My Unexpected Publishing Deal

My Unexpected Publishing Deal

When I first began working with former LAPD cop Fanchon Blake on Busting the Brass Ceiling, she was determined that her memoir had to be traditionally published. She wanted to make sure that her heroic story about challenging the gender inequity that prevented females in the department from advancing would get its due.

I was fine with that idea, but apparently none of the literary agents we approached agreed. At the time, I didn’t know enough to approach smaller publishing presses that don’t always offer advances, but work closely with their authors, operate nimbly and offer substantially larger royalties than the Big 5 Publishers (Penguin/Random House, Hachette Book Group, Harper Collins, Simon and Schuster, Macmillan).

Eventually, a few years after Fanchon Blake’s passing, I decided to self-publish the book. It might not have been Fanchon’s dream, but at least her place in history would be cemented. After all, she had single-handedly initiated one of the country’s?landmark Title VII cases, which would change the face of policing around the country, and had suffered the consequences of breaking the unspoken police codes of silence and loyalty. She deserved to be recognized.

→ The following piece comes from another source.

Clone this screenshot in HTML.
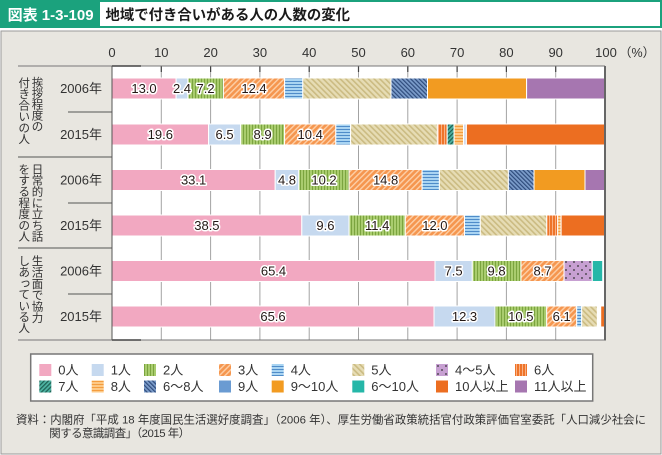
<!DOCTYPE html>
<html><head><meta charset="utf-8"><style>
html,body{margin:0;padding:0;background:#fff;width:662px;height:455px;overflow:hidden}
svg{display:block}
text{font-family:"Liberation Sans","Noto Sans CJK JP",sans-serif}
</style></head><body>
<svg width="662" height="455" viewBox="0 0 662 455" xmlns="http://www.w3.org/2000/svg">
<defs>
<pattern id="p2" width="3" height="10" patternUnits="userSpaceOnUse"><rect width="3" height="10" fill="#a9cc6e"/><rect width="1" height="10" fill="#7ba43f"/></pattern>
<pattern id="p3" width="4" height="4" patternUnits="userSpaceOnUse" patternTransform="rotate(45)"><rect width="4" height="4" fill="#f5964f"/><rect width="1.4" height="4" fill="#fdd0a8"/></pattern>
<pattern id="p4" width="10" height="3" patternUnits="userSpaceOnUse"><rect width="10" height="3" fill="#a9d4f2"/><rect width="10" height="1" fill="#4f8cc9"/></pattern>
<pattern id="p5" width="4" height="4" patternUnits="userSpaceOnUse" patternTransform="rotate(-45)"><rect width="4" height="4" fill="#e6dcb4"/><rect width="1.6" height="4" fill="#cbbb82"/></pattern>
<pattern id="p45" width="8" height="8" patternUnits="userSpaceOnUse"><rect width="8" height="8" fill="#c7a0d2"/><circle cx="2" cy="2" r="0.9" fill="#333"/><circle cx="6" cy="6" r="0.9" fill="#333"/></pattern>
<pattern id="p6" width="3" height="10" patternUnits="userSpaceOnUse"><rect width="3" height="10" fill="#ee7429"/><rect width="1" height="10" fill="#f9b184"/></pattern>
<pattern id="p7" width="3" height="3" patternUnits="userSpaceOnUse" patternTransform="rotate(45)"><rect width="3" height="3" fill="#4db3a2"/><rect width="1.2" height="3" fill="#1d5e52"/></pattern>
<pattern id="p8" width="10" height="3" patternUnits="userSpaceOnUse"><rect width="10" height="3" fill="#fdc986"/><rect width="10" height="1" fill="#f49d3f"/></pattern>
<pattern id="p68" width="3" height="3" patternUnits="userSpaceOnUse" patternTransform="rotate(-45)"><rect width="3" height="3" fill="#7b9cca"/><rect width="1.2" height="3" fill="#2f4c7c"/></pattern>
</defs>

<!-- header -->
<rect x="1" y="1" width="660" height="26" fill="#fff" stroke="#1ba27d" stroke-width="2"/>
<rect x="1" y="1" width="99" height="26" fill="#1ba27d"/>
<text x="7.6" y="20" font-size="15" font-weight="bold" fill="#fff" textLength="86" lengthAdjust="spacingAndGlyphs">図表 1-3-109</text>
<text x="105.5" y="20" font-size="14.5" font-weight="bold" fill="#1a1a1a" textLength="244.5" lengthAdjust="spacingAndGlyphs">地域で付き合いがある人の人数の変化</text>

<!-- panel -->
<rect x="1" y="31" width="660" height="423" fill="#e8e6e0" stroke="#9a9a9a" stroke-width="1"/>

<!-- plot area -->
<rect x="112" y="66" width="493" height="274" fill="#fff"/>
<g stroke="#a3a3a3" stroke-width="1">
<line x1="161.3" y1="66" x2="161.3" y2="340"/><line x1="210.6" y1="66" x2="210.6" y2="340"/><line x1="259.9" y1="66" x2="259.9" y2="340"/><line x1="309.2" y1="66" x2="309.2" y2="340"/><line x1="358.5" y1="66" x2="358.5" y2="340"/><line x1="407.8" y1="66" x2="407.8" y2="340"/><line x1="457.1" y1="66" x2="457.1" y2="340"/><line x1="506.4" y1="66" x2="506.4" y2="340"/><line x1="555.7" y1="66" x2="555.7" y2="340"/>
</g>
<g stroke="#444" stroke-width="1.2">
<line x1="161.3" y1="66" x2="161.3" y2="72"/><line x1="210.6" y1="66" x2="210.6" y2="72"/><line x1="259.9" y1="66" x2="259.9" y2="72"/><line x1="309.2" y1="66" x2="309.2" y2="72"/><line x1="358.5" y1="66" x2="358.5" y2="72"/><line x1="407.8" y1="66" x2="407.8" y2="72"/><line x1="457.1" y1="66" x2="457.1" y2="72"/><line x1="506.4" y1="66" x2="506.4" y2="72"/><line x1="555.7" y1="66" x2="555.7" y2="72"/>
</g>

<!-- axis labels -->
<g font-size="13" fill="#333" text-anchor="middle">
<text x="112" y="57">0</text><text x="161.3" y="57">10</text><text x="210.6" y="57">20</text><text x="259.9" y="57">30</text><text x="309.2" y="57">40</text><text x="358.5" y="57">50</text><text x="407.8" y="57">60</text><text x="457.1" y="57">70</text><text x="506.4" y="57">80</text><text x="555.7" y="57">90</text><text x="606" y="57">100</text>
</g>
<text x="619" y="57" font-size="12.5" fill="#333">（%）</text>

<!-- bars -->
<g stroke="#fff" stroke-width="1">
<!-- bar1 -->
<rect x="112" y="78" width="64.1" height="21" fill="#f2a8c1"/>
<rect x="176.1" y="78" width="11.8" height="21" fill="#c6d9ef"/>
<rect x="187.9" y="78" width="35.5" height="21" fill="url(#p2)"/>
<rect x="223.4" y="78" width="61.2" height="21" fill="url(#p3)"/>
<rect x="284.6" y="78" width="18.2" height="21" fill="url(#p4)"/>
<rect x="302.8" y="78" width="88.2" height="21" fill="url(#p5)"/>
<rect x="391" y="78" width="36.5" height="21" fill="url(#p68)"/>
<rect x="427.5" y="78" width="99.1" height="21" fill="#f29b21"/>
<rect x="526.6" y="78" width="78.4" height="21" fill="#a676b0"/>
<!-- bar2 -->
<rect x="112" y="124" width="96.6" height="21" fill="#f2a8c1"/>
<rect x="208.6" y="124" width="32.1" height="21" fill="#c6d9ef"/>
<rect x="240.7" y="124" width="43.9" height="21" fill="url(#p2)"/>
<rect x="284.6" y="124" width="51.2" height="21" fill="url(#p3)"/>
<rect x="335.8" y="124" width="14.8" height="21" fill="url(#p4)"/>
<rect x="350.6" y="124" width="86.8" height="21" fill="url(#p5)"/>
<rect x="437.4" y="124" width="9.8" height="21" fill="url(#p6)"/>
<rect x="447.2" y="124" width="6.9" height="21" fill="url(#p7)"/>
<rect x="454.1" y="124" width="9.4" height="21" fill="url(#p8)"/>
<rect x="463.5" y="124" width="2.9" height="21" fill="#d3dbec"/>
<rect x="466.4" y="124" width="138.6" height="21" fill="#ec6e21"/>
<!-- bar3 -->
<rect x="112" y="169.5" width="163.2" height="21" fill="#f2a8c1"/>
<rect x="275.2" y="169.5" width="23.6" height="21" fill="#c6d9ef"/>
<rect x="298.8" y="169.5" width="50.3" height="21" fill="url(#p2)"/>
<rect x="349.1" y="169.5" width="73" height="21" fill="url(#p3)"/>
<rect x="422.1" y="169.5" width="17.3" height="21" fill="url(#p4)"/>
<rect x="439.4" y="169.5" width="69" height="21" fill="url(#p5)"/>
<rect x="508.4" y="169.5" width="25.6" height="21" fill="url(#p68)"/>
<rect x="534" y="169.5" width="51" height="21" fill="#f29b21"/>
<rect x="585" y="169.5" width="20" height="21" fill="#a676b0"/>
<!-- bar4 -->
<rect x="112" y="215" width="189.8" height="21" fill="#f2a8c1"/>
<rect x="301.8" y="215" width="47.3" height="21" fill="#c6d9ef"/>
<rect x="349.1" y="215" width="56.2" height="21" fill="url(#p2)"/>
<rect x="405.3" y="215" width="59.2" height="21" fill="url(#p3)"/>
<rect x="464.5" y="215" width="15.8" height="21" fill="url(#p4)"/>
<rect x="480.3" y="215" width="66.5" height="21" fill="url(#p5)"/>
<rect x="546.8" y="215" width="10.9" height="21" fill="url(#p6)"/>
<rect x="557.7" y="215" width="3.4" height="21" fill="url(#p8)"/>
<rect x="561.1" y="215" width="43.9" height="21" fill="#ec6e21"/>
<!-- bar5 -->
<rect x="112" y="260.5" width="323" height="21" fill="#f2a8c1"/>
<rect x="435" y="260.5" width="37.3" height="21" fill="#c6d9ef"/>
<rect x="472.3" y="260.5" width="48.7" height="21" fill="url(#p2)"/>
<rect x="521" y="260.5" width="43" height="21" fill="url(#p3)"/>
<rect x="564" y="260.5" width="28.3" height="21" fill="url(#p45)"/>
<rect x="592.3" y="260.5" width="10.4" height="21" fill="#25b7a8"/>
<!-- bar6 -->
<rect x="112" y="306" width="322" height="21" fill="#f2a8c1"/>
<rect x="434" y="306" width="61" height="21" fill="#c6d9ef"/>
<rect x="495" y="306" width="51.7" height="21" fill="url(#p2)"/>
<rect x="546.7" y="306" width="30" height="21" fill="url(#p3)"/>
<rect x="576.7" y="306" width="5" height="21" fill="url(#p4)"/>
<rect x="581.7" y="306" width="15.6" height="21" fill="url(#p5)"/>
<rect x="600.7" y="306" width="4" height="21" fill="#ec6e21"/>
</g>

<!-- bar value labels -->
<g font-size="13" fill="#231815" text-anchor="middle" stroke="#fff" stroke-width="3" paint-order="stroke" stroke-linejoin="round">
<text x="144" y="93">13.0</text><text x="182" y="93">2.4</text><text x="205.6" y="93">7.2</text><text x="254" y="93">12.4</text>
<text x="160.3" y="139">19.6</text><text x="224.6" y="139">6.5</text><text x="262.6" y="139">8.9</text><text x="310.2" y="139">10.4</text>
<text x="193.6" y="184.5">33.1</text><text x="287" y="184.5">4.8</text><text x="324" y="184.5">10.2</text><text x="385.6" y="184.5">14.8</text>
<text x="206.9" y="230">38.5</text><text x="325.4" y="230">9.6</text><text x="377.2" y="230">11.4</text><text x="434.9" y="230">12.0</text>
<text x="273.5" y="275.5">65.4</text><text x="453.6" y="275.5">7.5</text><text x="496.6" y="275.5">9.8</text><text x="542.5" y="275.5">8.7</text>
<text x="273" y="321">65.6</text><text x="464.5" y="321">12.3</text><text x="520.8" y="321">10.5</text><text x="561.7" y="321">6.1</text>
</g>

<!-- frame lines -->
<line x1="18" y1="66" x2="605" y2="66" stroke="#777" stroke-width="1"/>
<line x1="18" y1="340" x2="605" y2="340" stroke="#777" stroke-width="1"/>
<line x1="112" y1="66" x2="141" y2="66" stroke="#444" stroke-width="1.4"/>
<line x1="112" y1="340" x2="141" y2="340" stroke="#444" stroke-width="1.4"/>
<line x1="112" y1="66" x2="112" y2="340" stroke="#555" stroke-width="1"/>
<line x1="605" y1="66" x2="605" y2="340.5" stroke="#666" stroke-width="2"/>
<g stroke="#555" stroke-width="1">
<line x1="18" y1="157" x2="112" y2="157"/><line x1="18" y1="248" x2="112" y2="248"/>
<line x1="68" y1="112" x2="112" y2="112"/><line x1="68" y1="203" x2="112" y2="203"/><line x1="68" y1="294" x2="112" y2="294"/>
</g>

<!-- year labels -->
<g font-size="13" fill="#333" text-anchor="end">
<text x="102" y="93">2006年</text><text x="102" y="139">2015年</text>
<text x="102" y="184.5">2006年</text><text x="102" y="230">2015年</text>
<text x="102" y="275.5">2006年</text><text x="102" y="321">2015年</text>
</g>

<!-- vertical group labels -->
<g font-size="11.5" fill="#333" text-anchor="middle">
<text x="37.5" y="86.7">挨</text><text x="37.5" y="97.7">拶</text><text x="37.5" y="108.7">程</text><text x="37.5" y="119.7">度</text><text x="37.5" y="130.7">の</text>
<text x="24.2" y="87">付</text><text x="24.2" y="98.2">き</text><text x="24.2" y="109.4">合</text><text x="24.2" y="120.6">い</text><text x="24.2" y="131.8">の</text><text x="24.2" y="143">人</text>
<text x="37.5" y="173.3">日</text><text x="37.5" y="184.5">常</text><text x="37.5" y="195.7">的</text><text x="37.5" y="206.9">に</text><text x="37.5" y="218.1">立</text><text x="37.5" y="229.3">ち</text><text x="37.5" y="240.5">話</text>
<text x="24.2" y="173.3">を</text><text x="24.2" y="184.5">す</text><text x="24.2" y="195.7">る</text><text x="24.2" y="206.9">程</text><text x="24.2" y="218.1">度</text><text x="24.2" y="229.3">の</text><text x="24.2" y="240.5">人</text>
<text x="37.5" y="265">生</text><text x="37.5" y="276.4">活</text><text x="37.5" y="287.8">面</text><text x="37.5" y="299.2">で</text><text x="37.5" y="310.6">協</text><text x="37.5" y="322">力</text>
<text x="24.2" y="265">し</text><text x="24.2" y="276.2">あ</text><text x="25.4" y="286.4">っ</text><text x="24.2" y="298.6">て</text><text x="24.2" y="309.8">い</text><text x="24.2" y="321">る</text><text x="24.2" y="332.2">人</text>
</g>

<!-- legend -->
<rect x="30.7" y="354" width="562" height="47" fill="#fff" stroke="#777" stroke-width="1.5"/>
<g>
<rect x="39.3" y="364" width="12" height="12" fill="#f2a8c1"/>
<rect x="91.7" y="364" width="12" height="12" fill="#c6d9ef"/>
<rect x="144" y="364" width="12" height="12" fill="url(#p2)"/>
<rect x="219" y="364" width="12" height="12" fill="url(#p3)"/>
<rect x="271.7" y="364" width="12" height="12" fill="url(#p4)"/>
<rect x="352.3" y="364" width="12" height="12" fill="url(#p5)"/>
<rect x="436" y="364" width="12" height="12" fill="url(#p45)"/>
<rect x="515" y="364" width="12" height="12" fill="url(#p6)"/>
<rect x="39.3" y="380.5" width="12" height="12" fill="url(#p7)"/>
<rect x="91.7" y="380.5" width="12" height="12" fill="url(#p8)"/>
<rect x="144" y="380.5" width="12" height="12" fill="url(#p68)"/>
<rect x="219" y="380.5" width="12" height="12" fill="#6a9bd2"/>
<rect x="271.7" y="380.5" width="12" height="12" fill="#f29b21"/>
<rect x="352.3" y="380.5" width="12" height="12" fill="#25b7a8"/>
<rect x="436" y="380.5" width="12" height="12" fill="#ec6e21"/>
<rect x="515" y="380.5" width="12" height="12" fill="#a676b0"/>
</g>
<g font-size="13" fill="#333">
<text x="58.3" y="374.5">0人</text><text x="110.7" y="374.5">1人</text><text x="163" y="374.5">2人</text><text x="238" y="374.5">3人</text><text x="290.7" y="374.5">4人</text><text x="371.3" y="374.5">5人</text><text x="455" y="374.5">4～5人</text><text x="534" y="374.5">6人</text>
<text x="58.3" y="391">7人</text><text x="110.7" y="391">8人</text><text x="163" y="391">6～8人</text><text x="238" y="391">9人</text><text x="290.7" y="391">9～10人</text><text x="371.3" y="391">6～10人</text><text x="455" y="391">10人以上</text><text x="534" y="391">11人以上</text>
</g>

<!-- source -->
<g font-size="11.4" fill="#333">
<text x="16" y="423.5" textLength="630" lengthAdjust="spacing">資料：内閣府「平成 18 年度国民生活選好度調査」（2006 年）、厚生労働省政策統括官付政策評価官室委託「人口減少社会に</text>
<text x="49.3" y="437" textLength="140.7" lengthAdjust="spacing">関する意識調査」（2015 年）</text>
</g>
</svg>
</body></html>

To be honest, Busting the Brass Ceiling didn’t sell well, despite a foreword by bestselling author and former cop Joseph Wambaugh and a laudatory Kirkus review that described the memoir as an “inspirational, detailed, and informative police account with current relevance.” I guess that’s why I’m a writer and a book coach rather than a marketing consultant.

All that (well, at least the book’s sales potential) is about to change.

“You should talk to Mara Anastas at Open Road,” my writing coach client Jeff Swaney urged. He had contacted the VP of business development and publishing relations about None of the Answers, the memoir he had just finished, perhaps not realizing that Open Road Integrated Media’s mission is to bring “great literary works back to life.” As a 2023 New York Times article stated, the “company is republishing books that have fallen out of print and finding new ways to market works that are years, even decades, old.” His book didn’t qualify and neither did mine.

“I mentioned you,” Jeff insisted. “Email them.”

So, I did, if only to satisfy him. Shockingly, Mara not only wrote back, she eventually offered to publish Busting the Brass Ceiling. The book will be published as an e-book and POD (print on demand), with the possibility of an audio edition as well.

That doesn’t sound all that different from what you’ve got now, I hear some of you thinking. Wrong, wrong, wrong. Sure, the publication piece won’t change that much. But the promotion is not only in a different league, it’s in a different stratosphere. For starters, Open Road has a 1.3 million-plus subscriber list, with weekly deal newsletters targeting specific factions of that readership. They even choose the books they’re going to publish based on algorithms that compare their past successes to the manuscript in question.

I know what they can do from personal (or almost) experience. In 2015, my dad’s e-book The Last Jews in Berlin, which Open Road Integrated Media had released 33 years after its initial publication, hit a national bestseller list. Let’s hope that trend runs in the family.